QUESTION DATAREP-38A. What are fib(0), fib(1), and fib(2)?

0, 1, and 1, respectively. Since 0 < 2 and 1 < 2, line 18 means fib(0) == 0 and fib(1) == 1. fib(2) equals fib(0) + fib(1), which is 0 + 1 == 1.

QUESTION DATAREP-38B. What are sizeof(fib(0)), sizeof(fib(1)), and sizeof(fib(2))?

8, 8, and 8. sizeof(EXPRESSION) means the same thing as sizeof(TYPE OF EXPRESSION), which here is sizeof(unsigned long) == 8.

For parts C–I, select from the list below the part of memory that best describes where you will find the object.

1. In the heap
2. In the stack
3. Between the heap and the stack
4. In a read-only data segment
5. In a code segment
6. In a read/write data segment

QUESTION DATAREP-38C. The string "fib(%lu) = %lu\n" (line 58).

This is a C string constant, which has type const char*. These kinds of objects are stored in read-only data segments (#4).

QUESTION DATAREP-38D. optind (line 12)

This object is global, because it’s declared outside of any function.

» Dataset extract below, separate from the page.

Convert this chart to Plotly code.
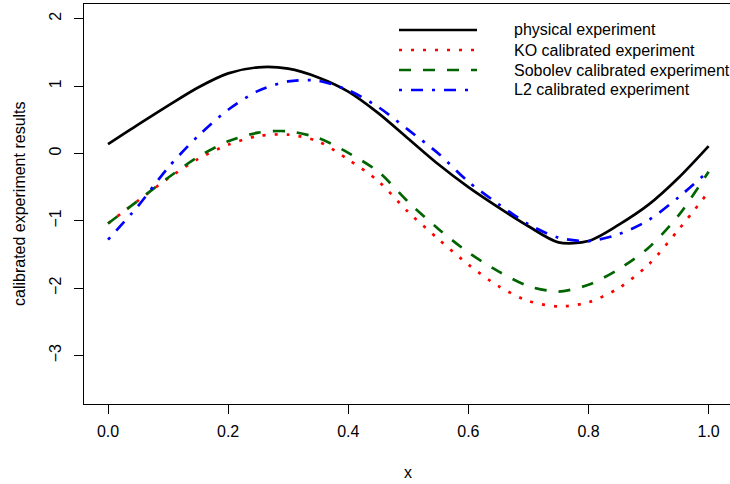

All global objects are stored in a global data segment. This object’s type is int, so it is writable, and is stored in a read/write data segment (#6).

QUESTION DATAREP-38E. tmp1 (line 23)

tmp1 is a local variable, and all local variables are stored on the stack (#2).

QUESTION DATAREP-38F. fib (lines 1-6)

This function is stored in the executable’s code segment (#5).

QUESTION DATAREP-38G. strdup (line 51)

All functions are represented as instructions stored in memory. Those instructions are typically stored in a code segment (#5). However, strdup is a library function, and if such functions are defined in a shared library, they are often loaded at an address between the heap and the stack (#3).

QUESTION DATAREP-38I. The string being passed to strtoul (line 51). (Read the manual page for strdup first!)

The argument to strtoul is returned from strdup, and strdup “returns a pointer to a new string which is a duplicate of the string s. Memory for the new string is obtained with malloc”. Thus, this argument is a pointer into the heap (#1).

QUESTION DATAREP-38J. Does this program contain a memory leak?

Yes! The string allocated and returned by strdup is never freed, so it is leaked, and a leak-checking sanitizer will warn about it.

QUESTION DATAREP-38H. Consider a call to fib(10) that was called from fib(11). Will fib(10)’s tmp1 variable have a larger, smaller, or equal address as fib(11)’s?

Smaller. Stacks grow down, so local variables in a callee function will have smaller addresses than local variables in the caller.